Однако я могу осуществить репродукцию в «совпадении» с этим «результатом», который отодвигается назад. Тогда прошлое длительности даётся мне, даётся именно как «повторная данность» длительности как таковой. И мы должны отметить: лишь прошлые длительности я могу исходно интуировать в актах, повторяющих свои объекты – лишь прошлые длительности я могу актуально интуировать, идентифицировать и иметь объективно как идентичный объект многих актов. Я могу заново пережить настоящее, но оно не может быть дано вновь.
Если я возвращаюсь к одной и той же последовательности, как могу делать в любое время, и идентифицирую её как тот же самый временной объект, я создаю последовательность вспоминающих переживаний в единстве накладывающегося сознания последовательности.
Вопрос: как выглядит этот процесс идентификации? Прежде всего, последовательность – это последовательность переживаний: первое – исходное конституирование последовательности А-В; второе – воспоминание об этой последовательности; затем то же самое снова и так далее. Вся последовательность исходно дана как присутствие. Я могу снова иметь воспоминание об этой последовательности, и могу снова иметь воспоминание о таком воспоминании, и так до бесконечности. По эйдетическому закону, каждое воспоминание повторяемо не только в том смысле, что возможно неограниченное число уровней, но и в том, что это сфера «я могу». Каждый уровень по сущности есть акт свободы (что не исключает препятствий).

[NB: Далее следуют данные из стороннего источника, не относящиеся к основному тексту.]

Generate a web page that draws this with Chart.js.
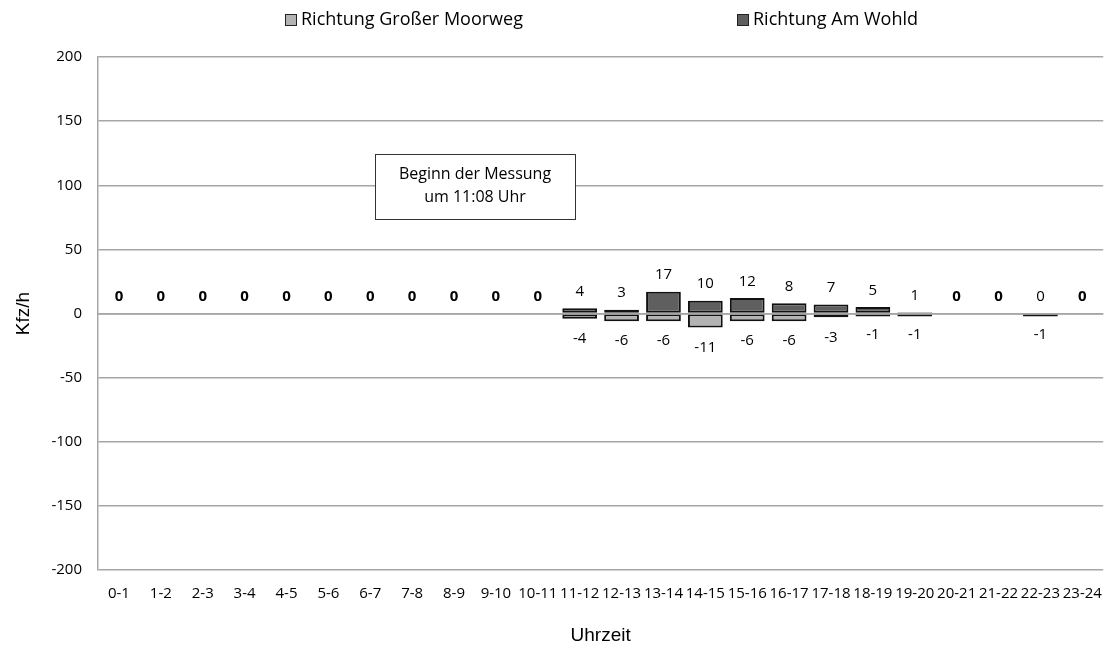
<!DOCTYPE html>
<html><head><meta charset="utf-8">
<script src="https://cdn.jsdelivr.net/npm/chart.js@4/dist/chart.umd.min.js"></script>
<style>html,body{margin:0;padding:0;background:#fff}#wrap{width:1117px;height:653px;position:relative}</style>
</head><body><div id="wrap"><canvas id="c" width="1117" height="653"></canvas></div>
<script>
const categories = ['0-1','1-2','2-3','3-4','4-5','5-6','6-7','7-8','8-9','9-10','10-11','11-12','12-13','13-14','14-15','15-16','16-17','17-18','18-19','19-20','20-21','21-22','22-23','23-24'];
const amWohld = [0,0,0,0,0,0,0,0,0,0,0,4,3,17,10,12,8,7,5,1,0,0,0,0];
const grosserMoorweg = [null,null,null,null,null,null,null,null,null,null,null,-4,-6,-6,-11,-6,-6,-3,-1,-1,null,null,-1,null];
const yMin = -200, yMax = 200, yStep = 50;
const seriesNames = ['Richtung Großer Moorweg','Richtung Am Wohld'];
const noteLines = ['Beginn der Messung','um 11:08 Uhr'];
const colLight = '#b3b3b3', colDark = '#5f5f5f', colBorder = '#111111', colGrid = '#a6a6a6';
const FONT = '"Open Sans", "DejaVu Sans", sans-serif';

const overlayPlugin = {
  id: 'overlay',
  afterDatasetsDraw(chart) {
    const ctx = chart.ctx;
    const mL = chart.getDatasetMeta(0), mD = chart.getDatasetMeta(1);
    const ys = chart.scales.y, area = chart.chartArea;
    ctx.save();
    // zero line drawn over the bars
    const y0 = Math.round(ys.getPixelForValue(0));
    ctx.strokeStyle = colGrid;
    ctx.lineWidth = 1.5;
    ctx.beginPath();
    ctx.moveTo(area.left, y0);
    ctx.lineTo(area.right, y0);
    ctx.stroke();
    ctx.fillStyle = '#000';
    ctx.textAlign = 'center';
    ctx.textBaseline = 'middle';
    for (let i = 0; i < categories.length; i++) {
      const bold = grosserMoorweg[i] === null;
      ctx.font = (bold ? 'bold ' : '') + '15px ' + FONT;
      const ed = mD.data[i];
      ctx.fillText(String(amWohld[i]), ed.x, ys.getPixelForValue(amWohld[i]) - 16.5);
      if (grosserMoorweg[i] !== null) {
        const el = mL.data[i];
        ctx.font = '15px ' + FONT;
        ctx.fillText(String(grosserMoorweg[i]), el.x, ys.getPixelForValue(grosserMoorweg[i]) + 20);
      }
    }
    // note box
    ctx.fillStyle = '#fff';
    ctx.fillRect(375, 154, 200, 65);
    ctx.strokeStyle = '#333';
    ctx.lineWidth = 1;
    ctx.strokeRect(375.5, 154.5, 200, 65);
    ctx.fillStyle = '#000';
    ctx.font = '16px ' + FONT;
    ctx.fillText(noteLines[0], 475, 174);
    ctx.fillText(noteLines[1], 475, 197);
    // legend
    const items = [{x: 285, c: colLight}, {x: 737, c: colDark}];
    ctx.textAlign = 'left';
    ctx.font = '18px ' + FONT;
    items.forEach((it, k) => {
      ctx.fillStyle = it.c;
      ctx.fillRect(it.x, 14, 12, 12);
      ctx.strokeStyle = '#222';
      ctx.strokeRect(it.x + 0.5, 14.5, 11, 11);
      ctx.fillStyle = '#000';
      ctx.fillText(seriesNames[k], it.x + 16, 20);
    });
    ctx.restore();
  }
};

new Chart(document.getElementById('c'), {
  type: 'bar',
  data: {
    labels: categories,
    datasets: [
      {label: seriesNames[0], data: grosserMoorweg, order: 1, backgroundColor: colLight, borderColor: colBorder, borderWidth: 2, borderSkipped: false, minBarLength: 3, categoryPercentage: 0.83, barPercentage: 1},
      {label: seriesNames[1], data: amWohld, order: 0, backgroundColor: colDark, borderColor: colBorder, borderWidth: 2, borderSkipped: false, categoryPercentage: 0.83, barPercentage: 1}
    ]
  },
  options: {
    responsive: false,
    animation: false,
    layout: {padding: {top: 57, right: 6, left: 0, bottom: 0}},
    plugins: {legend: {display: false}, tooltip: {enabled: false}},
    scales: {
      x: {
        stacked: true,
        grid: {display: false, drawTicks: false},
        border: {display: false},
        ticks: {font: {family: FONT, size: 15}, color: '#000', padding: 15, maxRotation: 0, autoSkip: false},
        title: {display: true, text: 'Uhrzeit', font: {family: '"Liberation Sans", Arial, sans-serif', size: 19}, color: '#000', padding: {top: 0, bottom: 5.5}},
        afterFit(s) { s.height = 83; }
      },
      y: {
        stacked: false,
        min: yMin, max: yMax,
        grid: {color: colGrid, lineWidth: 1.5, drawTicks: false},
        border: {display: true, color: colGrid, width: 1.5},
        ticks: {stepSize: yStep, font: {family: FONT, size: 15}, color: '#000', padding: 16},
        title: {display: true, text: 'Kfz/h', font: {family: '"Liberation Sans", Arial, sans-serif', size: 19}, color: '#000', padding: {top: 12.5, bottom: 0}},
        afterFit(s) { s.width = 98; }
      }
    }
  },
  plugins: [overlayPlugin]
});
</script>
</body></html>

Как выглядит первое воспоминание этой последовательности?
[(А – В) – (А – В)']'
Тогда, в соответствии с предыдущим законом, я могу вывести, что в эту формулу входят (А-В)' и [(А-В)]’, следовательно, в неё входит воспоминание второго уровня – а именно, в последовательности; и, естественно, также воспоминание о последовательности (-'). Если я повторю это снова, у меня будут ещё более высокие модификации воспоминания и, вместе с ними, сознание того, что я несколько раз и последовательно осуществил репрезентацию, повторяющую свой объект. Это вполне обычное явление.
Я дважды стучу по столу. Я представляю себе последовательность; затем замечаю, что сначала у меня была последовательность, данная перцептивно, а затем я её вспомнил; затем замечаю, что я только что осуществил именно это наблюдение – а именно, как третий член ряда, который я могу повторять себе, и так далее. Всё это вполне обычно, особенно в феноменологическом методе работы.